Task details ->
Go over the entries below line by line, copying each one that contains the word "chart".

Supplied data ->
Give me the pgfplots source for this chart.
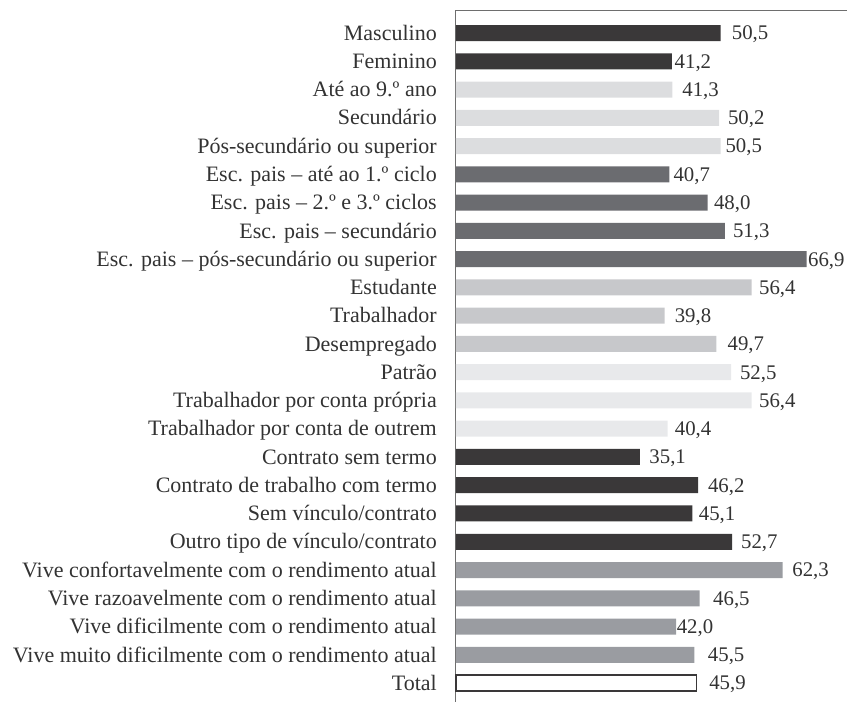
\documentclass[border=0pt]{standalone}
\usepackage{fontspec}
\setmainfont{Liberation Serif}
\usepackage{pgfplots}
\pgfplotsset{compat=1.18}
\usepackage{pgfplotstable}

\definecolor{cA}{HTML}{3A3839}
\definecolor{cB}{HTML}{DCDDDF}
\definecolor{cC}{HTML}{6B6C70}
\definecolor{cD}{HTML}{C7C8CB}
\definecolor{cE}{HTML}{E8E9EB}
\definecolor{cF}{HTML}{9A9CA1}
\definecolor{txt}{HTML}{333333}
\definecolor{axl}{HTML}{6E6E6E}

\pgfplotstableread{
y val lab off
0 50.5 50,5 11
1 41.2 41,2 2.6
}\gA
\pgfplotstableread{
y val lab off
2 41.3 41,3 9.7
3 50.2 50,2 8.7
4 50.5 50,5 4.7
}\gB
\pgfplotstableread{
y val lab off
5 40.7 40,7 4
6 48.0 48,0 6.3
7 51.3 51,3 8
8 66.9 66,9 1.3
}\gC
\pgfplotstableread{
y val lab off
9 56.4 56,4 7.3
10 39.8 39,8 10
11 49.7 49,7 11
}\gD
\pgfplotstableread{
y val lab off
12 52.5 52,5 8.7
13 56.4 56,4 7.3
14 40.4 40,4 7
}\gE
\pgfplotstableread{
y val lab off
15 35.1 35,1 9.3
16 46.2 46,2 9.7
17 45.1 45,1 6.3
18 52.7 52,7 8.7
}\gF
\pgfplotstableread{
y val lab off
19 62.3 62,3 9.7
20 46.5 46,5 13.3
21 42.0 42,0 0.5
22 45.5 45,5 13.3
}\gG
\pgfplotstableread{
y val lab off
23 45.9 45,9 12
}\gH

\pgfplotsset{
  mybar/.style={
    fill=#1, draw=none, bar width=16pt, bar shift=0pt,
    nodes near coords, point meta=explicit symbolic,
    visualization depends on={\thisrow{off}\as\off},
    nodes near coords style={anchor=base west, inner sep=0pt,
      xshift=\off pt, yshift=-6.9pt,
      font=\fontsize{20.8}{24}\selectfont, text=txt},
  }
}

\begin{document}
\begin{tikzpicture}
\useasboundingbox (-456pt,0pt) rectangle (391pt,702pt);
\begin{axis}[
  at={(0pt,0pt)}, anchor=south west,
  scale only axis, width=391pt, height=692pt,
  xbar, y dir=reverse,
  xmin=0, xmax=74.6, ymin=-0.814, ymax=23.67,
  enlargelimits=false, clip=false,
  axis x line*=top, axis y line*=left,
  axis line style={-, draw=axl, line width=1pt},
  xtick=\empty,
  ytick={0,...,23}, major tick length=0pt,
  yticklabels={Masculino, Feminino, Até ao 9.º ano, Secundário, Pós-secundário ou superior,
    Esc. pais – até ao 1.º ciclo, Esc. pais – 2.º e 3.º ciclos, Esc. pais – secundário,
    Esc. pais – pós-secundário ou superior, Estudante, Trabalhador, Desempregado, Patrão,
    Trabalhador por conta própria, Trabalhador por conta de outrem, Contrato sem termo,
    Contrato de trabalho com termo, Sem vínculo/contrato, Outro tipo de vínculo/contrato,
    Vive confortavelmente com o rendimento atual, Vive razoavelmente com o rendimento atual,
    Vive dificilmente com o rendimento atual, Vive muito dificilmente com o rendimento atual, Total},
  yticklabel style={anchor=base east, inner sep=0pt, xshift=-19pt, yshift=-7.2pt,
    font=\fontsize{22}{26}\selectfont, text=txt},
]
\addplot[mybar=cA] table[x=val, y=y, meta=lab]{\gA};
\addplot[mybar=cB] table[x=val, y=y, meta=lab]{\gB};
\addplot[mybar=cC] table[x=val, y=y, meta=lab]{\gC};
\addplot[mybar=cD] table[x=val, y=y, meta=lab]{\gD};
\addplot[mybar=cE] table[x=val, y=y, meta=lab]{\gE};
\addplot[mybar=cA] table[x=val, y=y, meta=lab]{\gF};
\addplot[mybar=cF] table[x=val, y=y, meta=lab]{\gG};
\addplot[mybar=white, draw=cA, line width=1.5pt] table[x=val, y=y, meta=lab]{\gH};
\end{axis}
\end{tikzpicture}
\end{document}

---

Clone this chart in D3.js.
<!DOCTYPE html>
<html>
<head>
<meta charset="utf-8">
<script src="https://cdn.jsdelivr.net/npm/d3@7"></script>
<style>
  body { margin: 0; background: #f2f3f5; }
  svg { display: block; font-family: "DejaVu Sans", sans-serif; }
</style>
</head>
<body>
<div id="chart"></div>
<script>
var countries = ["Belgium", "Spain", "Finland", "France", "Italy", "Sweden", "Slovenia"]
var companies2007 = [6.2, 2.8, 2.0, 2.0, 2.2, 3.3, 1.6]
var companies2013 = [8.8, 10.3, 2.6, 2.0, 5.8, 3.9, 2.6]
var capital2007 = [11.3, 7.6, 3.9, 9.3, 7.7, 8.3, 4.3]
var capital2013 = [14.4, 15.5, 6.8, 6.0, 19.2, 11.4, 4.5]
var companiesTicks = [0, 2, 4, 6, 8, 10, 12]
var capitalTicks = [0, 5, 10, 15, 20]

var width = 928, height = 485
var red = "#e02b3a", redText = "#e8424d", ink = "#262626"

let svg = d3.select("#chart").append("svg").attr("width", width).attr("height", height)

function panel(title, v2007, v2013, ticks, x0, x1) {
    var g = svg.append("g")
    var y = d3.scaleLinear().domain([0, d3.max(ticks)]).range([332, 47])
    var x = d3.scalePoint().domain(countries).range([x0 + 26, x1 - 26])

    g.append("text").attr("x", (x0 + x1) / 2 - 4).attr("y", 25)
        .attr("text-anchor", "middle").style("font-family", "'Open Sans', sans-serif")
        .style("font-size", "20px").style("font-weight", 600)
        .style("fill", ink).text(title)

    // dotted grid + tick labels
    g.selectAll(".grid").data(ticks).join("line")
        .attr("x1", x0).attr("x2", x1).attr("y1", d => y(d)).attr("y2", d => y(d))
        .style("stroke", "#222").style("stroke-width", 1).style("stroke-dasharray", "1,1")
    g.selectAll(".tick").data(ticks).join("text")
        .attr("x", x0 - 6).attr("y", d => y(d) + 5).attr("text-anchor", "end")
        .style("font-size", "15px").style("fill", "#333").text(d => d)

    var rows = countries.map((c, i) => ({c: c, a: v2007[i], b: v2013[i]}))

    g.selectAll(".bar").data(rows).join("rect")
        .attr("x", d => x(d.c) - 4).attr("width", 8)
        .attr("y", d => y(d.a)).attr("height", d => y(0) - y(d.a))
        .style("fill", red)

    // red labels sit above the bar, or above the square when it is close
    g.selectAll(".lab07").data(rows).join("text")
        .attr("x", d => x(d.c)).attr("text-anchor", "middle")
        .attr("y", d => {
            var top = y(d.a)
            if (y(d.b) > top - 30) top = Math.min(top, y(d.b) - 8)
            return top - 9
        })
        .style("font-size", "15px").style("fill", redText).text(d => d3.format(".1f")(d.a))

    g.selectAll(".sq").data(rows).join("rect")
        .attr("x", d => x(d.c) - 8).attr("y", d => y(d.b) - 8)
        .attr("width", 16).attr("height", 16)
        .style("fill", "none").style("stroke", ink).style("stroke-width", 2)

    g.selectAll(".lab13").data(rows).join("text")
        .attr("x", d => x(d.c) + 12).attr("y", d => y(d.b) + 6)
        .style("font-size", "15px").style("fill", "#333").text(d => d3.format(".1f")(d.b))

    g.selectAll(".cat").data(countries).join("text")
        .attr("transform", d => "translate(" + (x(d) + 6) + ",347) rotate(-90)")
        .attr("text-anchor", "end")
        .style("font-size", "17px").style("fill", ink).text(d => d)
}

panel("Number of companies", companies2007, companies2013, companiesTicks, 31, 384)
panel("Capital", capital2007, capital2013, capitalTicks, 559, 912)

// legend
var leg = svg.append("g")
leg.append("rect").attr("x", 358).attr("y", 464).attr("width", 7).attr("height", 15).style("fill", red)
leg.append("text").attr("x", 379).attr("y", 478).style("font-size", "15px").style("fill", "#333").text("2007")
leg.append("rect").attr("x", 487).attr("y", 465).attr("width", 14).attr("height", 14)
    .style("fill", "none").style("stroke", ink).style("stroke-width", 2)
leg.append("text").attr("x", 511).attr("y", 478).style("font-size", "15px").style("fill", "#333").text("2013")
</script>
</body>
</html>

Solution for this problem ->
Give me the pgfplots source for this chart.
Clone this chart in D3.js.
<div id="chart"></div>
let svg = d3.select("#chart").append("svg").attr("width", width).attr("height", height)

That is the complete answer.